Away days

10th March 2006 at 00:00
Staff at St Augustine of Canterbury RC school know if pupils are likely to respond well to spending part of key stage 4 in college by Year 9.

But the option of attending Oldham college one day a week to study a vocational subject is offered to all pupils.

About 50 pupils from St Augustine will join pupils from 14 other local schools at the college. Their timetables are drawn up to allow them to spend one or half a day away from school, but are expected to catch up with classes they miss.

The time out of school can be a hindrance to pupils who do not find it easy to catch up. But an Ofsted report last November noted that since the school expanded its curriculum to include modular courses, vocational and work-based elements, the "staff already notice an improvement in the engagement and responsibility of some pupils in Years 10 and 11".
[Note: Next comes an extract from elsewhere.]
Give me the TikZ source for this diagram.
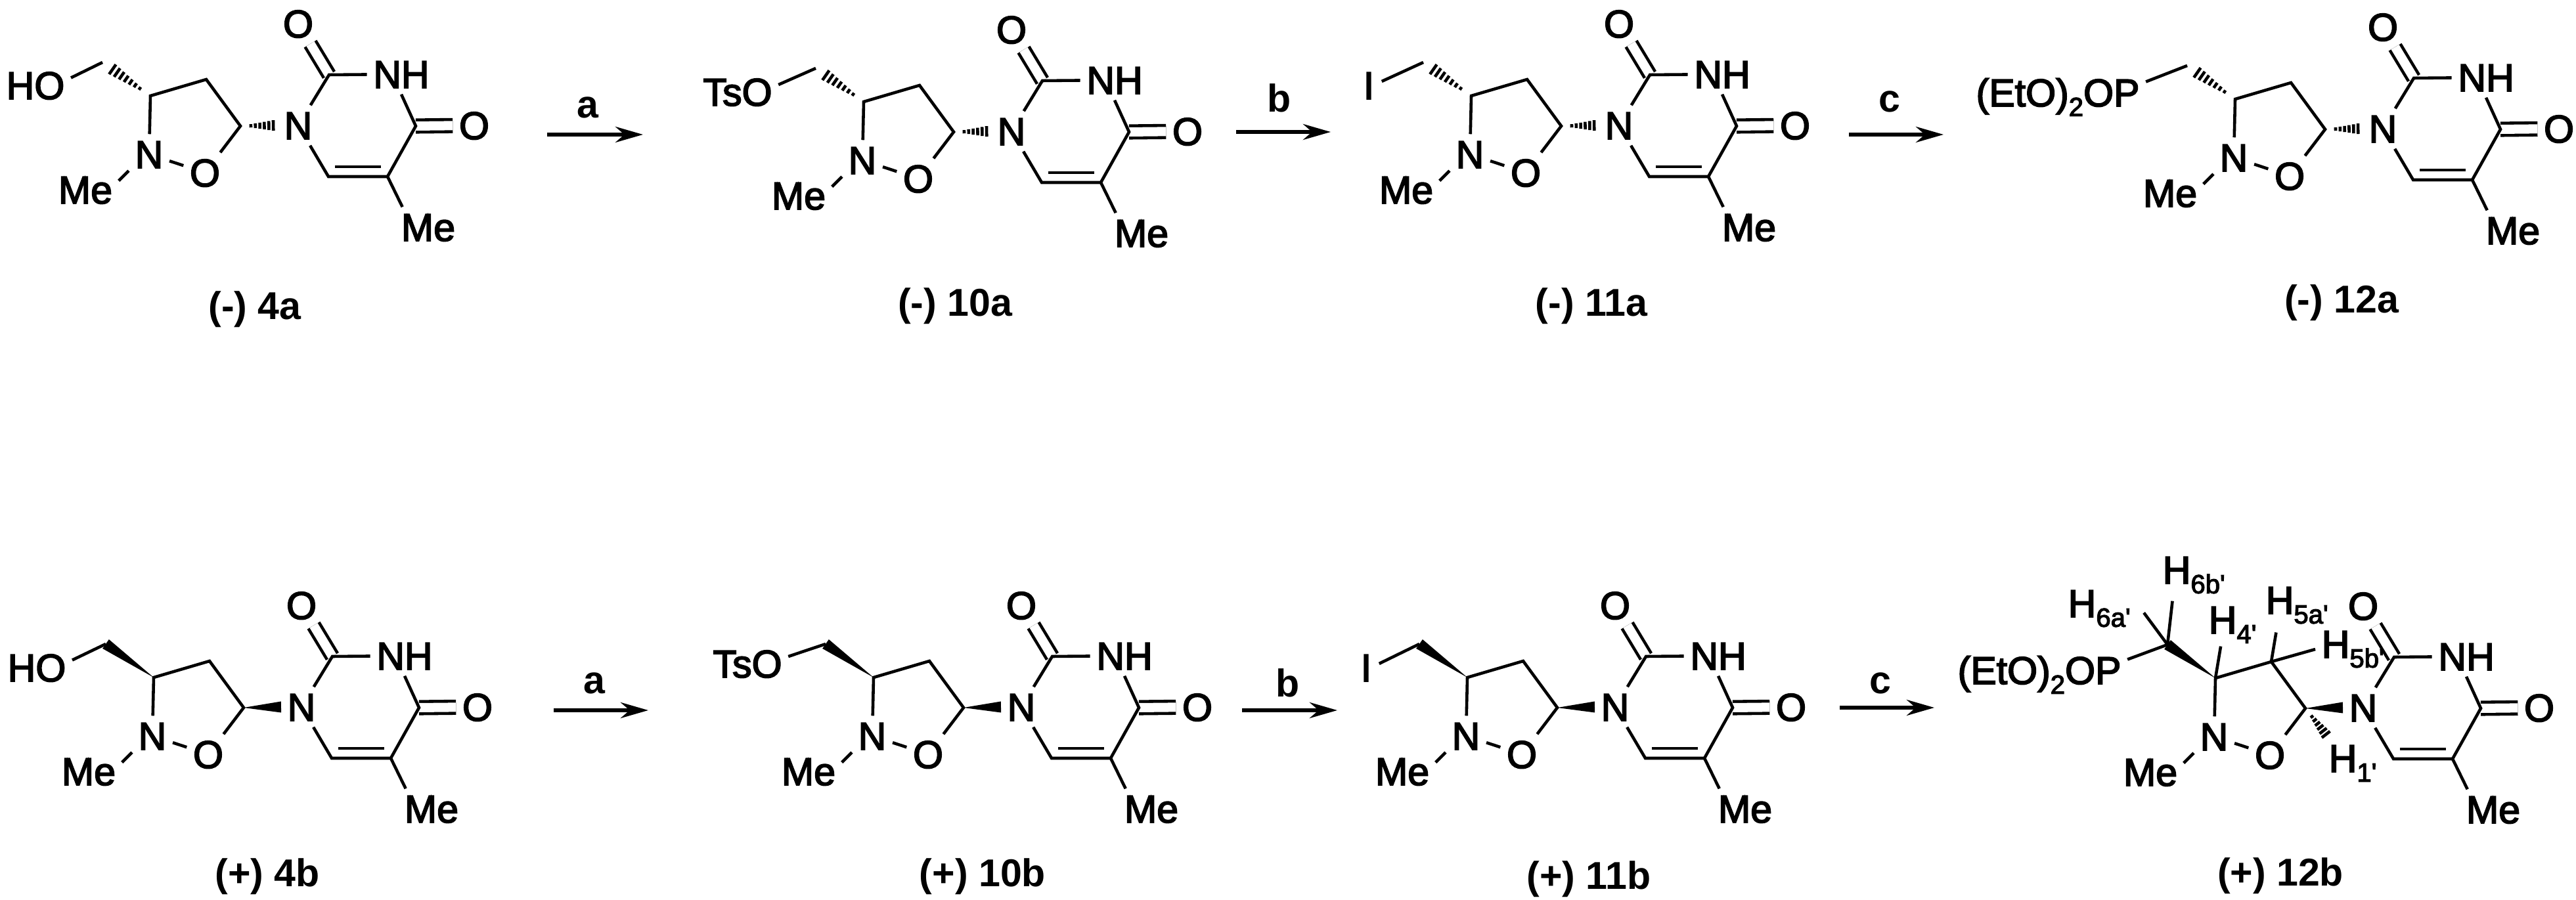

Mike McGhee, deputy head at St Augustine, admits that it takes a fair amount of organisation, but is convinced that it is worth it: "Either you accept it and get on with it, or you don't do it. If you don't do it, you deprive kids of activities that will re-engage them."

St Augustine has been sending pupils to Oldham college since 2001, when it redesigned its post-14 curriculum to include vocational options such as manufacturing and engineering. "There is no way that we can deliver or staff these courses," says Mr McGhee. "There is not sufficient take-up."

Since then, programmes have expanded to include courses such as legal studies. The mixed-ability pupils are supported by a 14 to 16 co-ordinator and a team of mentors.

This year, Oldham has about 300 under-16s attending one day per week under its LIVE@OldhamCollege scheme. Numbers have been as high as 500, and normally include teenagers from a pupil referral unit. "It's a challenging role," says Susanne Quinn, key stage 4 programme manager at Oldham. "You have got to work with many different organisations and cultures."

The success of the courses is illustrated by the choices the teenagers make when they reach 16. Half of the students enrolled at the college, 13 per cent found a job, 9 per cent started a modern apprenticeship and 19 per cent joined the local sixth-form college.

Although the college receives money from the increased flexibility programme, it charges schools pound;570 per learner for 35 weeks tuition.

"The real cost is probably twice that," says Ms Quinn.